CHALLENGE: Leave out the pictures and print only the lines from the one with "What matplotlib code" through the one with "ax = fig.add_axes([0.0657, 0.2544, 0.9293, 0.6684])", exactly as they are.

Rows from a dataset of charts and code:
☆ ☆ ☆ ☆
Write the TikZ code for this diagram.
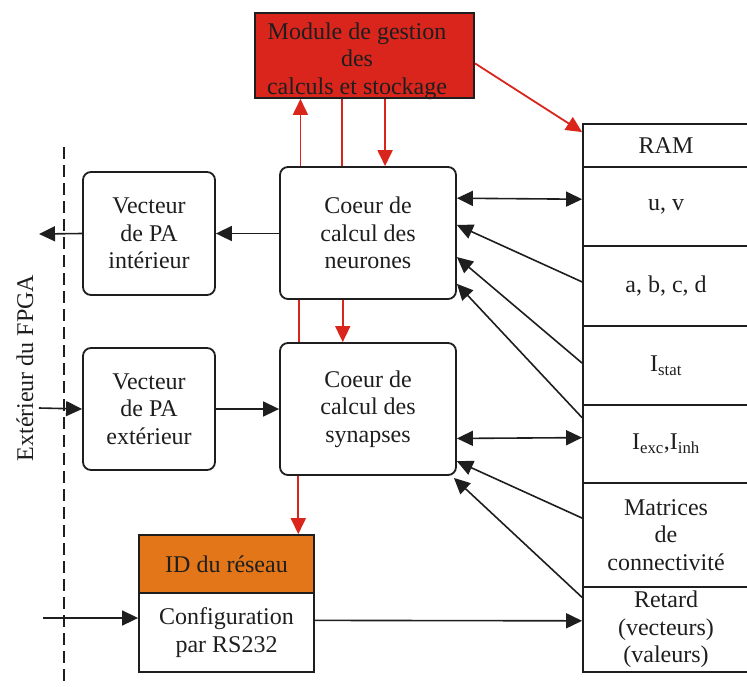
\documentclass[tikz,border=0pt]{standalone}
\usepackage{fontspec}
\setmainfont{Liberation Serif}
\usetikzlibrary{arrows.meta,calc}
\definecolor{modred}{RGB}{218,37,29}
\definecolor{idorange}{RGB}{227,118,25}
\definecolor{inkc}{RGB}{30,30,30}
\begin{document}
\begin{tikzpicture}[x=1pt,y=-1pt,
  font=\fontsize{24}{27.5}\selectfont,
  box/.style={draw=inkc, line width=1.8pt, rounded corners=8pt, align=center, inner sep=0pt, text=inkc},
  cell/.style={draw=inkc, line width=1.8pt, align=center, inner sep=0pt, minimum width=166pt, text=inkc},
  sq/.style={draw=inkc, line width=1.8pt, align=center, inner sep=0pt, text=inkc},
  arr/.style={draw=inkc, line width=1.6pt, -{Triangle[length=16pt,width=15pt]}},
  dbl/.style={draw=inkc, line width=1.6pt, {Triangle[length=16pt,width=15pt]}-{Triangle[length=16pt,width=15pt]}},
  redarr/.style={draw=modred, line width=1.8pt, -{Triangle[length=16pt,width=15pt]}},
  redline/.style={draw=modred, line width=1.8pt}
]
\useasboundingbox (0,0) rectangle (747,686);

% management module
\node[sq, fill=modred, minimum width=219pt, minimum height=85pt] (mod) at (364.5,55.5) {};
\node[align=center, text=inkc, inner sep=0pt] (modlbl) at (357,61) {Module de gestion\\des\\calculs et stockage};

% cores
\node[box, minimum width=176pt, minimum height=132pt] (neur) at (368,233) {Coeur de\\calcul des\\neurones};
\node[box, minimum width=176pt, minimum height=132pt] (syn) at (368,409) {Coeur de\\calcul des\\synapses};

% vectors
\node[box, minimum width=132pt, minimum height=123pt] (vint) at (149,233.5) {Vecteur\\de PA\\intérieur};
\node[box, minimum width=132pt, minimum height=122pt] (vext) at (149,409) {Vecteur\\de PA\\extérieur};

% ID / config
\node[sq, fill=idorange, minimum width=175pt, minimum height=58pt] (id) at (226.5,564) {ID du réseau};
\node[sq, minimum width=175pt, minimum height=79pt] (cfg) at (226.5,632.5) {Configuration\\par RS232};

% RAM column
\node[cell, minimum height=43pt] (ram) at (666,145.5) {RAM};
\node[cell, minimum height=79pt] (uv) at (666,206.5) {u, v};
\node[cell, minimum height=80pt] (abcd) at (666,286) {a, b, c, d};
\node[cell, minimum height=79pt] (istat) at (666,365.5) {I\textsubscript{stat}};
\node[cell, minimum height=78pt] (iexc) at (666,444) {I\textsubscript{exc},I\textsubscript{inh}};
\node[cell, minimum height=104pt] (mat) at (666,535) {Matrices\\de\\connectivité};
\node[cell, minimum height=85pt] (ret) at (666,629.5) {Retard\\(vecteurs)\\(valeurs)};

% FPGA boundary
\coordinate (dtop) at (64,147);
\coordinate (dbot) at (64,686);
\draw[draw=inkc, line width=1.5pt, dash pattern=on 12pt off 6pt] (dtop) -- (dbot);
\node[rotate=90, text=inkc, inner sep=0pt] (fpga) at (25,368) {Extérieur du FPGA};

% free ends outside
\coordinate (outA) at (39,234);
\coordinate (inB) at (39,408);
\coordinate (inC) at (43,618);

% red connections
\coordinate (r1) at ($(neur.north west)!0.12!(neur.north east)$);
\coordinate (r2) at ($(neur.north west)!0.354!(neur.north east)$);
\coordinate (r3) at ($(neur.north west)!0.596!(neur.north east)$);
\draw[redarr] (r1) -- (r1 |- mod.south);
\draw[redline] (r2 |- mod.south) -- (r2);
\draw[redarr] (r3 |- mod.south) -- (r3);
\draw[redarr] ($(mod.north east)!0.59!(mod.south east)$) -- ($(ram.north west)!0.2!(ram.south west)$);

\coordinate (s1) at ($(syn.north west)!0.114!(syn.north east)$);
\coordinate (s2) at ($(syn.north west)!0.358!(syn.north east)$);
\draw[redline] (s1 |- neur.south) -- (s1);
\draw[redarr] (s2 |- neur.south) -- (s2);
\coordinate (s3) at ($(syn.south west)!0.108!(syn.south east)$);
\draw[redarr] (s3) -- (s3 |- id.north);

% left side
\draw[arr] (neur.west |- vint.east) -- (vint.east);
\draw[arr] (vint.west) -- (outA);
\draw[arr] (inB) -- (vext.west);
\draw[arr] (vext.east) -- (vext.east -| syn.west);
\draw[arr] (inC) -- (inC -| cfg.west);

% right side
\draw[dbl] ($(neur.north east)!0.24!(neur.south east)$) -- ($(uv.north west)!0.41!(uv.south west)$);
\draw[arr] ($(abcd.north west)!0.45!(abcd.south west)$) -- ($(neur.north east)!0.44!(neur.south east)$);
\draw[arr] ($(istat.north west)!0.47!(istat.south west)$) -- ($(neur.north east)!0.68!(neur.south east)$);
\draw[arr] ($(iexc.north west)!0.17!(iexc.south west)$) -- ($(neur.north east)!0.88!(neur.south east)$);
\draw[dbl] ($(syn.north east)!0.72!(syn.south east)$) -- ($(iexc.north west)!0.42!(iexc.south west)$);
\draw[arr] ($(mat.north west)!0.34!(mat.south west)$) -- ($(syn.north east)!0.89!(syn.south east)$);
\draw[arr] ($(ret.north west)!0.13!(ret.south west)$) -- ($(syn.south east)+(-3,2)$);
\draw[arr] ($(cfg.north east)!0.35!(cfg.south east)$) -- ($(ret.north west)!0.4!(ret.south west)$);
\end{tikzpicture}
\end{document}
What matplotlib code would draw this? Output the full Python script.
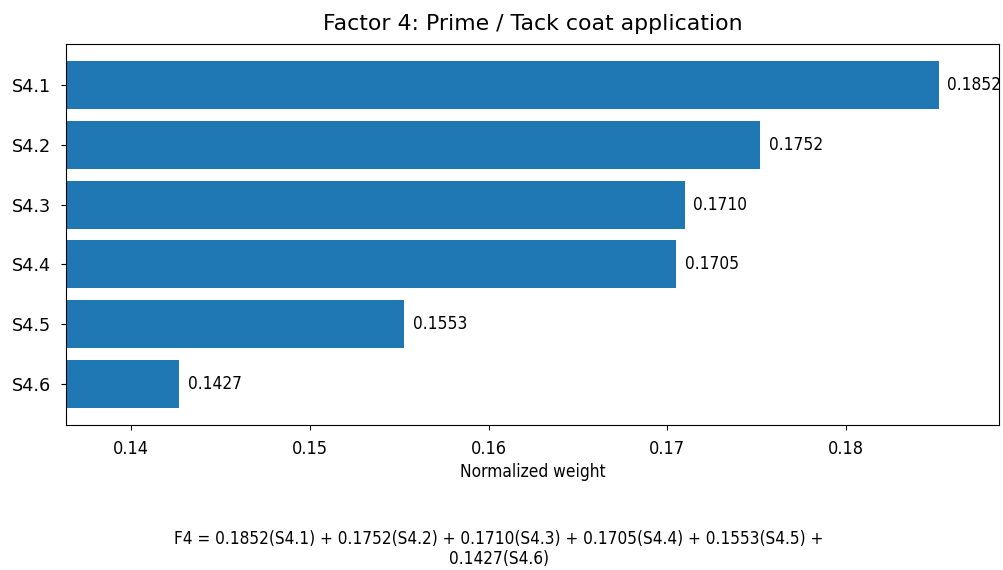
import matplotlib.pyplot as plt

# 数据
labels = ["S4.1", "S4.2", "S4.3", "S4.4", "S4.5", "S4.6"]
weights = [0.1852, 0.1752, 0.1710, 0.1705, 0.1553, 0.1427]
x_ticks = [0.14, 0.15, 0.16, 0.17, 0.18]

fig = plt.figure(figsize=(10.04, 5.7), dpi=100)
ax = fig.add_axes([0.0657, 0.2544, 0.9293, 0.6684])

bars = ax.barh(labels, weights, color="#1f77b4")
ax.invert_yaxis()
ax.bar_label(bars, labels=["%.4f" % w for w in weights], padding=6,
             fontsize=12.4, fontstretch="condensed", clip_on=False)

ax.set_xlim(0.13636, 0.18856)
ax.set_xticks(x_ticks)
ax.set_xticklabels([str(t) for t in x_ticks], fontsize=13, fontstretch="condensed")
ax.tick_params(axis="x", pad=7)
ax.tick_params(axis="y", labelsize=12.7, pad=7)
ax.set_xlabel("Normalized weight", fontsize=12.4, fontstretch="condensed", labelpad=4)
ax.set_title("Factor 4: Prime / Tack coat application", fontsize=15.8, pad=10)

# 公式
eq = " + ".join("%.4f(%s)" % (w, l) for w, l in zip(weights[:5], labels[:5]))
eq = "F4 = " + eq + " +\n" + "%.4f(%s)" % (weights[5], labels[5])
fig.text(0.497, 0.003, eq, ha="center", va="bottom", fontsize=12.3,
         fontstretch="condensed", linespacing=1.15)

fig.savefig("out.png")
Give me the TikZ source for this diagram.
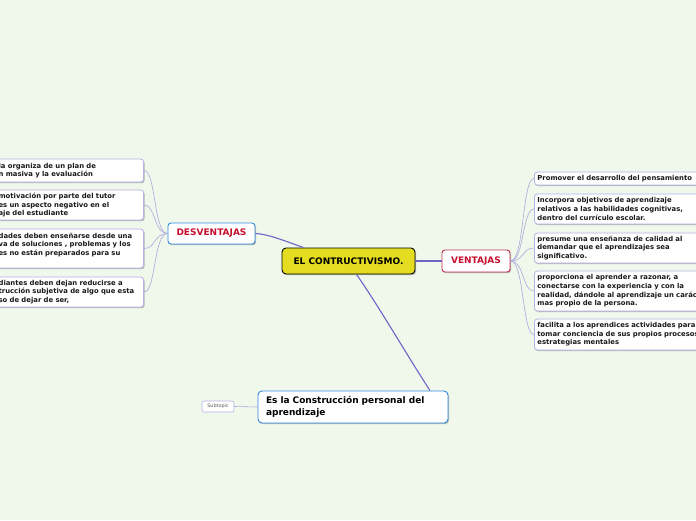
☆ ☆ ☆ ☆
CORRECT ANSWER:
What matplotlib code would draw this? Output the full Python script.
import matplotlib.pyplot as plt

# 数据
labels = ["S4.1", "S4.2", "S4.3", "S4.4", "S4.5", "S4.6"]
weights = [0.1852, 0.1752, 0.1710, 0.1705, 0.1553, 0.1427]
x_ticks = [0.14, 0.15, 0.16, 0.17, 0.18]

fig = plt.figure(figsize=(10.04, 5.7), dpi=100)
ax = fig.add_axes([0.0657, 0.2544, 0.9293, 0.6684])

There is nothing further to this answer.